Я не верю в раздобывание. Тебе не раздобыть ни радости, ни здоровья, ни подлинной любви. Не раздобыть звёзд. Не раздобыть храма. Я верю в храм, который грабит тебя. Верю в храм, который растёт, выжимая из людей пот. По городам и весям рассылает он своих апостолов, и они хранят тебя во имя своего Бога. Верю в храм жестокого короля, который вмуровывает в камни свою гордыню. Он забирает всех мужчин к себе на стройку. И надсмотрщики с бичами превращают их в повозки для камней. Верю в храм, который пьёт твой пот и пожирает плоть. Но взамен он обращает тебя в свою веру. Только вера может стать тебе истинной платой. Ибо камневоз жестокого короля тоже получает право на гордыню. Он стоит, горделиво скрестив руки, у форштевня каменного корабля, который стал грозной преградой пескам в неспешной реке времён. Величие храма служит и камневозу тоже. Ибо Бог, единожды явленный, открыт каждому, и открыт целиком. Я верю в храм, рождённый радостным ощущением победы. Ты оснащаешь корабль для вечности. И каждый, кто строит этот храм, поёт. Храм тоже будет петь.
Я верю в любовь, что приняла обличье храма. Верю в гордыню, что сделалась храмом. Поверил бы, если б ты смог его построить, в гневный храм. Ибо я видел деревья, чьи корни питались любовью, гордыней, хмелем победы и яростью. Они вытягивали из тебя сок, питались и росли. Но ты предлагаешь жаждущим корням скудную пищу — ты предлагаешь им золото. Золотом умеет насыщаться лишь склад с товарами. Пройдёт век, ветреный, дождливый, и склад исчезнет.
Так отверг я сокровище как возможность обогащения, отверг как возможность воздаяния, отверг как возможность построить каменный корабль, но так и не нашёл лучезарной картины, в которой оно могло бы преобразиться, облагородив людей, и задумался в тишине.
«Оно что-то вроде навоза и удобрения, — решил я. — Глупо было бы искать в нём чего-то другого».
CXCIX
Я просил Господа научить меня и вернуть мне, по своей неизречённой милости, воспоминание о караванах, что шли к святому городу, хоть и не понимал, чем поможет мне лицезрение верблюдов под палящим солнцем в разрешении неразрешимого.

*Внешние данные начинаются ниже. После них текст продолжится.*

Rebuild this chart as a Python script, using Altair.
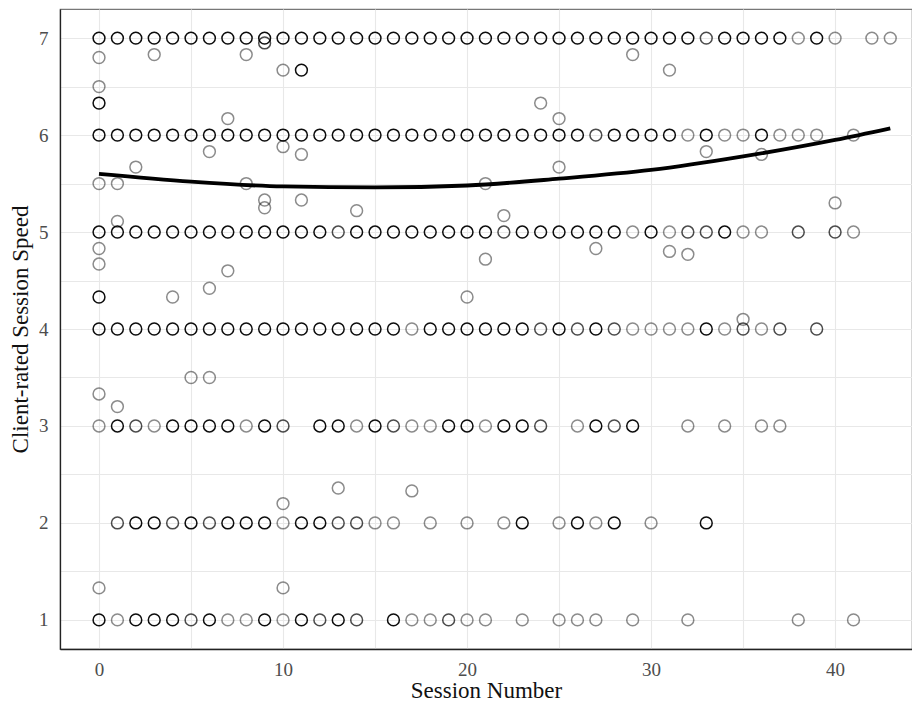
import altair as alt
import pandas as pd

# ---- data ----
# integer ratings: session numbers present in each row and darkness level (1 light, 2 medium, 3 dark)
r7_sessions = list(range(0, 41)) + [42, 43]
r7_levels = [3] * 33 + [2, 3, 3, 3, 3, 1, 3, 1, 1, 1]

r6_sessions = list(range(0, 40)) + [41]
r6_levels = [3] * 27 + [2, 3, 3, 3, 3] + [1, 3, 1, 1, 3, 1, 1, 1, 1]

r5_sessions = list(range(0, 37)) + [38, 40, 41]
r5_levels = ([3] * 13 + [2] + [3] * 8 + [2] + [3] * 6 +
             [1, 3, 1, 2, 2, 3, 1, 1, 2, 2, 1])

r4_sessions = list(range(0, 38)) + [39]
r4_levels = ([3] * 17 + [1] + [3] * 6 +
             [2, 3, 2, 3, 2, 1, 1, 1, 1, 3, 1, 2, 1, 2, 2])

r3_sessions = (list(range(0, 11)) + list(range(12, 25)) + [26, 27, 28, 29, 32, 34, 36, 37])
r3_levels = [1, 3, 2, 1, 3, 3, 3, 3, 1, 3, 2,
             3, 3, 1, 3, 2, 1, 1, 3, 3, 1, 3, 3, 2,
             1, 3, 2, 3, 1, 1, 1, 1]

r2_sessions = list(range(1, 17)) + [18, 20, 22, 23, 25, 26, 27, 28, 30, 33]
r2_levels = [2, 3, 3, 2, 3, 2, 3, 3, 3, 1, 3, 3, 2, 2, 1, 1,
             1, 1, 1, 3, 1, 3, 1, 3, 1, 3]

r1_sessions = list(range(0, 15)) + [16, 17, 18, 19, 20, 21, 23, 25, 26, 27, 29, 32, 38, 41]
r1_levels = [3, 1, 3, 3, 3, 2, 3, 1, 1, 3, 1, 3, 2, 3, 2,
             3, 1, 1, 2, 1, 1, 1, 1, 1, 1, 1, 1, 1, 1]

# fractional (averaged) ratings
frac_session = [0, 3, 8, 9, 10, 11, 0, 0, 7, 6, 10, 11, 2, 0, 1, 8, 9, 9, 11, 14, 1,
                0, 0, 7, 6, 4, 0, 29, 31, 24, 25, 33, 36, 25, 21, 22, 40, 27, 31, 32,
                21, 20, 35, 5, 6, 0, 1, 10, 13, 17, 0, 10]
frac_rating = [6.80, 6.83, 6.83, 6.95, 6.67, 6.67, 6.50, 6.33, 6.17, 5.83, 5.88, 5.80,
               5.67, 5.50, 5.50, 5.50, 5.33, 5.25, 5.33, 5.22, 5.11,
               4.83, 4.67, 4.60, 4.42, 4.33, 4.33, 6.83, 6.67, 6.33, 6.17, 5.83, 5.80,
               5.67, 5.50, 5.17, 5.30, 4.83, 4.80, 4.77, 4.72, 4.33, 4.10,
               3.50, 3.50, 3.33, 3.20, 2.20, 2.36, 2.33, 1.33, 1.33]
frac_levels = [1, 1, 1, 2, 1, 3, 1, 3, 1, 1, 1, 1, 1, 1, 1, 1, 1, 1, 1, 1, 1,
               1, 1, 1, 1, 1, 3, 1, 1, 1, 1, 1, 1, 1, 1, 1, 1, 1, 1, 1,
               1, 1, 1, 1, 1, 1, 1, 1, 1, 1, 1, 1]

# fitted curve, read at a few sessions
curve_session = [0, 5, 10, 15, 20, 25, 30, 35, 40, 43]
curve_rating = [5.60, 5.52, 5.47, 5.46, 5.48, 5.55, 5.64, 5.78, 5.95, 6.07]

# ---- build tables ----
rows = []
for rating, ss, lv in [(7, r7_sessions, r7_levels), (6, r6_sessions, r6_levels),
                       (5, r5_sessions, r5_levels), (4, r4_sessions, r4_levels),
                       (3, r3_sessions, r3_levels), (2, r2_sessions, r2_levels),
                       (1, r1_sessions, r1_levels)]:
    for s, l in zip(ss, lv):
        rows.append({"session": s, "rating": rating, "level": l})
for s, r, l in zip(frac_session, frac_rating, frac_levels):
    rows.append({"session": s, "rating": r, "level": l})
points = pd.DataFrame(rows)
curve = pd.DataFrame({"session": curve_session, "rating": curve_rating})

FONT = "Liberation Serif"
xscale = alt.Scale(domain=[-2.12, 44.18], nice=False, zero=False)
yscale = alt.Scale(domain=[0.70, 7.30], nice=False, zero=False)

x_axis = alt.Axis(values=[0, 5, 10, 15, 20, 25, 30, 35, 40],
                  labelExpr="datum.value % 10 == 0 ? format(datum.value, 'd') : ''",
                  ticks=False, tickSize=0, labelPadding=11, titlePadding=0,
                  domainColor="#222222", domainWidth=1.3)
y_axis = alt.Axis(values=[1, 1.5, 2, 2.5, 3, 3.5, 4, 4.5, 5, 5.5, 6, 6.5, 7],
                  labelExpr="datum.value % 1 == 0 ? format(datum.value, 'd') : ''",
                  ticks=False, tickSize=0, labelPadding=12, titlePadding=6,
                  domainColor="#222222", domainWidth=1.3)

pts = alt.Chart(points).mark_point(shape="circle", filled=False, color="black",
                                   size=140, strokeWidth=1.5).encode(
    x=alt.X("session:Q", scale=xscale, axis=x_axis, title="Session Number"),
    y=alt.Y("rating:Q", scale=yscale, axis=y_axis, title="Client-rated Session Speed"),
    opacity=alt.Opacity("level:Q", scale=alt.Scale(domain=[1, 2, 3], range=[0.45, 0.7, 0.95]),
                        legend=None),
)

line = alt.Chart(curve).mark_line(color="black", strokeWidth=3.8, interpolate="monotone").encode(
    x=alt.X("session:Q", scale=xscale),
    y=alt.Y("rating:Q", scale=yscale),
)

chart = alt.layer(pts, line).properties(
    width=852, height=640,
    autosize=alt.AutoSizeParams(type="none"),
    padding={"left": 52, "top": 1, "right": 0, "bottom": 56},
).configure(
    font=FONT,
).configure_axis(
    labelFont=FONT, titleFont=FONT, labelFontSize=19, titleFontSize=23,
    labelColor="#4d4d4d", titleColor="#111111", titleFontWeight="normal",
    grid=True, gridColor="#e8e8e8", gridWidth=1.1,
).configure_view(
    stroke="#777777", strokeWidth=1.2,
)

chart.save("out.html", embed_options={"renderer": "svg", "actions": False})
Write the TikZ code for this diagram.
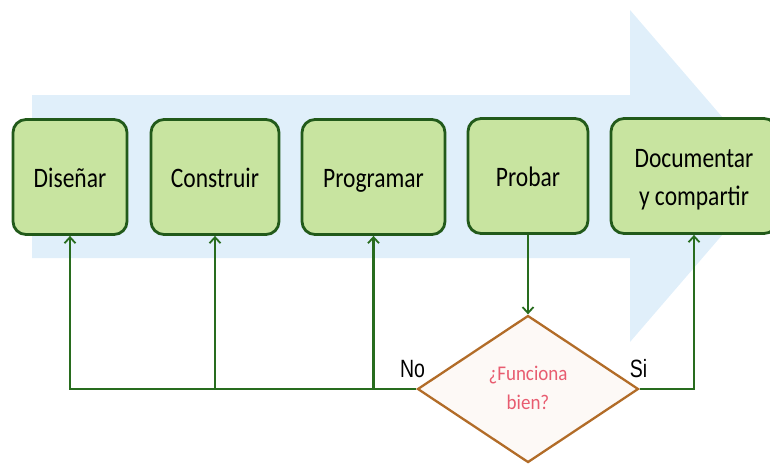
\documentclass[tikz,border=0pt]{standalone}
\usepackage{fontspec}
\setmainfont{Carlito}
\newfontfamily\arialfont{Liberation Sans}
\usetikzlibrary{shapes.geometric,arrows.meta}
\definecolor{boxfill}{RGB}{200,228,160}
\definecolor{boxdraw}{RGB}{34,90,26}
\definecolor{arrowfill}{RGB}{224,239,250}
\definecolor{conncol}{RGB}{40,108,30}
\definecolor{diafill}{RGB}{253,249,246}
\definecolor{diadraw}{RGB}{178,108,40}
\definecolor{diatext}{RGB}{232,92,112}
\newcommand{\talltext}[2]{\raisebox{-3pt}[\height][\depth]{\scalebox{1}[#1]{\begin{tabular}{@{}c@{}}#2\end{tabular}}}}
\tikzset{
  stepbox/.style={draw=boxdraw, fill=boxfill, line width=2.8pt, rounded corners=13pt,
    minimum height=115pt, inner sep=0pt, align=center,
    font=\fontsize{23.5}{31}\selectfont},
  conn/.style={draw=conncol, line width=2.3pt},
  connarrow/.style={conn, -{Straight Barb[length=6pt,width=11pt,line width=1.8pt]}},
  lbl/.style={inner sep=0pt, font=\arialfont\fontsize{25}{25}\selectfont}
}
\begin{document}
\begin{tikzpicture}[x=1pt,y=-1pt]
\useasboundingbox (0,0) rectangle (770,464);
\begin{scope}
\clip (0,0) rectangle (770,464);
\fill[arrowfill] (32,95) -- (630,95) -- (630,10) -- (773,176) -- (630,342) -- (630,258) -- (32,258) -- cycle;
\node[stepbox, minimum width=114pt] (d1) at (70,177) {\talltext{1.2}{Diseñar}};
\node[stepbox, minimum width=128pt] (d2) at (215,177) {\talltext{1.2}{Construir}};
\node[stepbox, minimum width=143pt] (d3) at (373.5,177) {\talltext{1.2}{Programar}};
\node[stepbox, minimum width=120pt] (d4) at (528,176) {\talltext{1.2}{Probar}};
\node[stepbox, minimum width=166pt] (d5) at (694,176) {\talltext{1.2}{Documentar\\y compartir}};
\end{scope}
\node[diamond, draw=diadraw, fill=diafill, line width=2.3pt, inner sep=0pt, aspect=1.5,
  minimum width=221pt, minimum height=147pt, align=center, text=diatext,
  font=\fontsize{19}{27}\selectfont] (q) at (528,389) {\scalebox{1}[1.1]{\begin{tabular}{@{}c@{}}¿Funciona\\bien?\end{tabular}}};
\node[lbl] (no) at (412.5,369) {\scalebox{0.78}[1]{No}};
\node[lbl] (si) at (638.5,369) {\scalebox{0.78}[1]{Si}};
\draw[connarrow] (d4.south) -- (q.north);
\draw[connarrow] (q.west) -| (d1.south);
\draw[connarrow] (d2.south |- q.west) -- (d2.south);
\draw[connarrow] (d3.south |- q.west) -- (d3.south);
\draw[connarrow] (q.east) -| (d5.south);
\end{tikzpicture}
\end{document}
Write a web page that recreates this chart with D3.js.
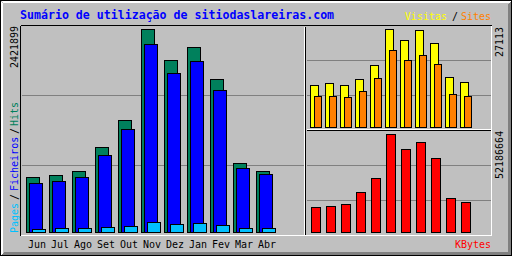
<!DOCTYPE html>
<html>
<head>
<meta charset="utf-8">
<script src="https://cdn.jsdelivr.net/npm/d3@7"></script>
<style>
  body { margin: 0; background: #c0c0c0; }
  svg { display: block; }
  text { font-family: "DejaVu Sans Mono", "Liberation Mono", monospace; }
</style>
</head>
<body>
<svg width="512" height="256"></svg>
<script>
var months = ["Jun", "Jul", "Ago", "Set", "Out", "Nov", "Dez", "Jan", "Fev", "Mar", "Abr"];
var hits   = [656000, 680000, 728000, 1014000, 1336000, 2421899, 2052000, 2207000, 1825000, 823000, 728000];
var files  = [585000, 608000, 656000, 919000, 1229000, 2243000, 1897000, 2040000, 1694000, 764000, 692000];
var pages  = [36000, 48000, 48000, 60000, 72000, 119000, 95000, 107000, 84000, 48000, 48000];
var visits = [11620, 12175, 11620, 13281, 17155, 27113, 24072, 26840, 23242, 13835, 12451];
var sites  = [8578, 8578, 8301, 9961, 13558, 21306, 18538, 19922, 17432, 9131, 8578];
var kbytes = [13310000, 13850000, 14910000, 21300000, 28760000, 52186664, 44200000, 47930000, 39410000, 18110000, 15980000];

var title = "Sumário de utilização de sitiodaslareiras.com";

var grey = "#c0c0c0", dkgrey = "#808080", white = "#ffffff", black = "#000000";
var hitColor = "#00805c", fileColor = "#0000ff", pageColor = "#00c0ff",
    visitColor = "#ffff00", siteColor = "#ff8000", kbyteColor = "#ff0000";

var svg = d3.select("svg").attr("shape-rendering", "crispEdges"),
    g = svg.append("g");

// pixel line helper (gd style, inclusive pixel coords)
function line(x1, y1, x2, y2, color) {
  g.append("line")
      .attr("x1", x1 + 0.5).attr("y1", y1 + 0.5)
      .attr("x2", x2 + 0.5).attr("y2", y2 + 0.5)
      .attr("stroke", color)
      .attr("stroke-width", 1);
}

// background and bevel
g.append("rect").attr("width", 512).attr("height", 256).attr("fill", grey);
for (var i = 1; i < 3; i++) {
  line(i, i, 511 - i, i, white);
  line(i, i, i, 255 - i, white);
  line(i, 255 - i, 511 - i, 255 - i, dkgrey);
  line(511 - i, i, 511 - i, 255 - i, dkgrey);
}
line(3, 252, 508, 252, dkgrey);
line(508, 3, 508, 252, dkgrey);
g.append("rect")
    .attr("x", 0.5).attr("y", 0.5)
    .attr("width", 511).attr("height", 255)
    .attr("fill", "none").attr("stroke", black);

// grid lines
for (i = 1; i < 3; i++) {
  line(21, 25 + i * 70, 304, 25 + i * 70, dkgrey);
  line(306, 25 + i * 35, 490, 25 + i * 35, dkgrey);
  line(306, 130 + i * 35, 490, 130 + i * 35, dkgrey);
}

// inset frame and section lines
line(20, 25, 491, 25, black);
line(20, 25, 20, 235, black);
line(20, 235, 491, 235, white);
line(491, 25, 491, 235, white);
line(304, 26, 304, 234, white);
line(305, 26, 305, 234, black);
line(306, 129, 490, 129, white);
line(306, 130, 490, 130, black);

// scales
var xMain = d3.scaleLinear().domain([0, 1]).range([26, 49]);
var yMain = d3.scaleLinear().domain([0, d3.max(hits)]).range([232, 29]);
var xSide = d3.scaleLinear().domain([0, 1]).range([310, 325]);
var yVisit = d3.scaleLinear().domain([0, d3.max(visits)]).range([127, 29]);
var yKbyte = d3.scaleLinear().domain([0, d3.max(kbytes)]).range([232, 134]);

function bars(values, xs, offset, w, ys, color) {
  g.append("g").selectAll("rect")
    .data(values)
    .enter().append("rect")
      .attr("x", function(d, i) { return Math.round(xs(i)) + offset + 0.5; })
      .attr("y", function(d) { return Math.round(ys(d)) + 0.5; })
      .attr("width", w)
      .attr("height", function(d) { return Math.round(ys(0)) - Math.round(ys(d)); })
      .attr("fill", color)
      .attr("stroke", black)
      .attr("stroke-width", 1);
}

bars(hits, xMain, 0, 13, yMain, hitColor);
bars(files, xMain, 3, 13, yMain, fileColor);
bars(pages, xMain, 6, 13, yMain, pageColor);
bars(visits, xSide, 0, 8, yVisit, visitColor);
bars(sites, xSide, 4, 7, yVisit, siteColor);
bars(kbytes, xSide, 1, 9, yKbyte, kbyteColor);

// title
g.append("text")
    .attr("x", 20).attr("y", 19)
    .attr("font-size", "11.6px")
    .attr("font-weight", "bold")
    .attr("fill", "#0000ff")
    .text(title);

// month labels
g.append("g").selectAll("text")
  .data(months)
  .enter().append("text")
    .attr("x", function(d, i) { return xMain(i) + 2; })
    .attr("y", 248)
    .attr("font-size", "10px")
    .attr("fill", black)
    .text(function(d) { return d; });

function label(x, y, s, color, anchor) {
  g.append("text")
      .attr("x", x).attr("y", y)
      .attr("font-size", "10px")
      .attr("text-anchor", anchor || "start")
      .attr("fill", color)
      .text(s);
}
function labelUp(x, y, s, color) {
  g.append("text")
      .attr("transform", "translate(" + x + "," + y + ") rotate(-90)")
      .attr("font-size", "10px")
      .attr("fill", color)
      .text(s);
}

label(491, 248, "KBytes", kbyteColor, "end");
label(491, 20, "Sites", siteColor, "end");
label(452, 20, "/", black);
label(447, 20, "Visitas", visitColor, "end");

labelUp(18, 68, String(d3.max(hits)), black);
labelUp(18, 233, "Pages", pageColor);
labelUp(18, 200, "/", black);
labelUp(18, 191, "Ficheiros", fileColor);
labelUp(18, 134, "/", black);
labelUp(18, 126, "Hits", hitColor);

labelUp(503, 57, String(d3.max(visits)), black);
labelUp(503, 179, String(d3.max(kbytes)), black);
</script>
</body>
</html>
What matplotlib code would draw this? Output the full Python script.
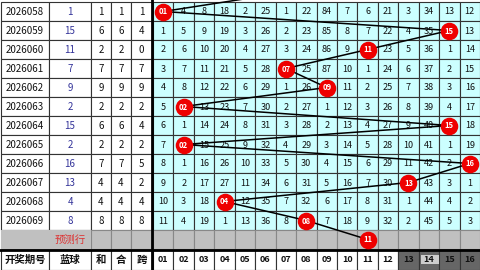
import numpy as np
import matplotlib.pyplot as plt
from matplotlib.patches import Rectangle

plt.rcParams['font.family'] = ['Noto Sans CJK SC', 'DejaVu Sans']

periods = ['2026058','2026059','2026060','2026061','2026062','2026063',
           '2026064','2026065','2026066','2026067','2026068','2026069']
blue = [1, 15, 11, 7, 9, 2, 15, 2, 16, 13, 4, 8]
he = [1, 6, 2, 7, 9, 2, 6, 2, 7, 4, 4, 8]
hez = [1, 6, 2, 7, 9, 2, 6, 2, 7, 4, 4, 8]
kua = [1, 4, 0, 7, 9, 2, 4, 2, 5, 2, 4, 8]
prev_blue = 7      # ball of the row above the visible part
pred_blue = 11     # ball drawn in the forecast row
headers = ['开奖期号', '蓝球', '和', '合', '跨']
col_labels = ['%02d' % i for i in range(1, 17)]

# omission counts per row, column 01..16 (ball cell holds the ball number)
miss = [
    [1, 4, 8, 18, 2, 25, 1, 22, 84, 7, 6, 21, 3, 34, 13, 12],
    [1, 5, 9, 19, 3, 26, 2, 23, 85, 8, 7, 22, 4, 35, 15, 13],
    [2, 6, 10, 20, 4, 27, 3, 24, 86, 9, 11, 23, 5, 36, 1, 14],
    [3, 7, 11, 21, 5, 28, 7, 25, 87, 10, 1, 24, 6, 37, 2, 15],
    [4, 8, 12, 22, 6, 29, 1, 26, 9, 11, 2, 25, 7, 38, 3, 16],
    [5, 2, 13, 23, 7, 30, 2, 27, 1, 12, 3, 26, 8, 39, 4, 17],
    [6, 1, 14, 24, 8, 31, 3, 28, 2, 13, 4, 27, 9, 40, 15, 18],
    [7, 2, 15, 25, 9, 32, 4, 29, 3, 14, 5, 28, 10, 41, 1, 19],
    [8, 1, 16, 26, 10, 33, 5, 30, 4, 15, 6, 29, 11, 42, 2, 16],
    [9, 2, 17, 27, 11, 34, 6, 31, 5, 16, 7, 30, 13, 43, 3, 1],
    [10, 3, 18, 4, 12, 35, 7, 32, 6, 17, 8, 31, 1, 44, 4, 2],
    [11, 4, 19, 1, 13, 36, 8, 8, 7, 18, 9, 32, 2, 45, 5, 3],
]

# layout (pixels)
left_edges = [1, 49, 91, 111, 131, 152]
gx0, gx1 = 153, 480
cw = (gx1 - gx0) / 16
y0, rh = 2, 19
nrow = len(periods)

fig = plt.figure(figsize=(4.8, 2.7), dpi=100)
ax = fig.add_axes([0, 0, 1, 1])
ax.set_xlim(0, 480)
ax.set_ylim(270, 0)
ax.axis('off')
fig.patch.set_facecolor('white')

def colx(c):
    return gx0 + (c - 0.5) * cw

def rowy(r):
    return y0 + (r + 0.5) * rh

lc = '#333333'
# data rows
for r in range(nrow):
    top = y0 + r * rh
    for j in range(5):
        ax.add_patch(Rectangle((left_edges[j], top), left_edges[j + 1] - left_edges[j], rh,
                               facecolor='white', edgecolor=lc, lw=0.8))
    vals = [periods[r], blue[r], he[r], hez[r], kua[r]]
    for j, v in enumerate(vals):
        ax.text((left_edges[j] + left_edges[j + 1]) / 2, rowy(r) + 0.5, str(v),
                ha='center', va='center', fontsize=7,
                color='#333399' if j == 1 else '#111111')
    for c in range(16):
        ax.add_patch(Rectangle((gx0 + c * cw, top), cw, rh,
                               facecolor='#ccffff', edgecolor=lc, lw=0.8))
        if c + 1 != blue[r]:
            ax.text(colx(c + 1), rowy(r) + 0.5, str(miss[r][c]), ha='center', va='center',
                    fontsize=6.5, color='#111111')

# forecast row
top = y0 + nrow * rh
for j in range(5):
    ax.add_patch(Rectangle((left_edges[j], top), left_edges[j + 1] - left_edges[j], rh,
                           facecolor='#c0c0c0', edgecolor='#888888', lw=0.8))
for c in range(16):
    ax.add_patch(Rectangle((gx0 + c * cw, top), cw, rh,
                           facecolor='#c0c0c0', edgecolor='#888888', lw=0.8))
ax.add_patch(Rectangle((left_edges[0], top), left_edges[2] - left_edges[0], rh,
                       facecolor='#c0c0c0', edgecolor='none'))
ax.text((left_edges[1] + left_edges[2]) / 2, rowy(nrow) + 0.5, '预测行', ha='center',
        va='center', fontsize=7.5, color='#dd3333')

# header row
htop = y0 + (nrow + 1) * rh + 1
hh = 270 - htop
for j in range(5):
    ax.add_patch(Rectangle((left_edges[j], htop), left_edges[j + 1] - left_edges[j], hh,
                           facecolor='white', edgecolor=lc, lw=0.8))
    ax.text((left_edges[j] + left_edges[j + 1]) / 2, htop + hh / 2, headers[j],
            ha='center', va='center', fontsize=7.5, fontweight='bold', color='#111111')
for c in range(16):
    fc = '#666666' if c >= 12 else 'white'
    ax.add_patch(Rectangle((gx0 + c * cw, htop), cw, hh, facecolor=fc, edgecolor=lc, lw=0.8))
    ax.text(colx(c + 1), htop + hh / 2, col_labels[c], ha='center', va='center',
            fontsize=6.5, fontweight='bold', color='#111111')
ax.add_patch(Rectangle((gx0 + 13.1 * cw, htop + 5), cw * 0.9, 9, facecolor='#e8e8e8',
                       edgecolor='none', alpha=0.8))

# thick separators
ax.plot([152, 152], [0, 270], color='black', lw=2)
ax.plot([0, 480], [htop, htop], color='black', lw=2)

# trend line + balls
ys = [rowy(-1)] + [rowy(r) for r in range(nrow + 1)]
xs = [colx(prev_blue)] + [colx(b) for b in blue] + [colx(pred_blue)]
ax.plot(xs, ys, color='black', lw=1.1, zorder=5, solid_capstyle='butt')
balls = blue + [pred_blue]
bx = [colx(b) for b in balls]
by = [rowy(r) for r in range(nrow + 1)]
ax.scatter(bx, by, s=160, color='#ee0000', zorder=6, linewidths=0)
for x, y, b in zip(bx, by, balls):
    ax.text(x, y + 0.5, '%02d' % b, ha='center', va='center', fontsize=5.5,
            fontweight='bold', color='white', zorder=7)

fig.savefig('out.png', dpi=100)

Я увидел тебя, мой народ, — по моему приказу ты готовился к паломничеству. И будто неизречённой сладости мёд была мне хлопотливость последнего вечера. Ибо есть странствия, которые готовишь будто корабль, — построив, ты его оснащаешь, — они сродни статуе или храму и нуждаются в инструментах, в твоей изобретательности, в расчётах и силе рук, ибо снаряжаешь ты его для летящего ветра. Так готовишь ты свою дочь, сперва ты растил её, учил, журил за пристрастие к безделушкам, но пришёл час отдать её супругу, и ради того, чтобы в этот час она была прекраснее всех, ты разоряешься ради неё на льняную ткань и золотые браслеты, потому что отправляешь свой корабль в море.
Так, уложив припасы, заколотив ящики, завязав мешки, ты по-королевски идёшь среди верблюдов, погладишь одного, сунешь лакомый кусочек другому, нажмёшь коленом, помогая потуже завязать ремень, взгромоздишь на верблюда кладь и с гордостью увидишь, что она не съезжает ни вправо, ни влево, зная, что верблюды будут долго раскачивать её в пути, спотыкаться о камни, опускаться, отдыхая, на колени, но твоя кладь будет сохранять равновесие, — так дерево раскачивается на ветру, не опасаясь растерять груз зреющих апельсинов.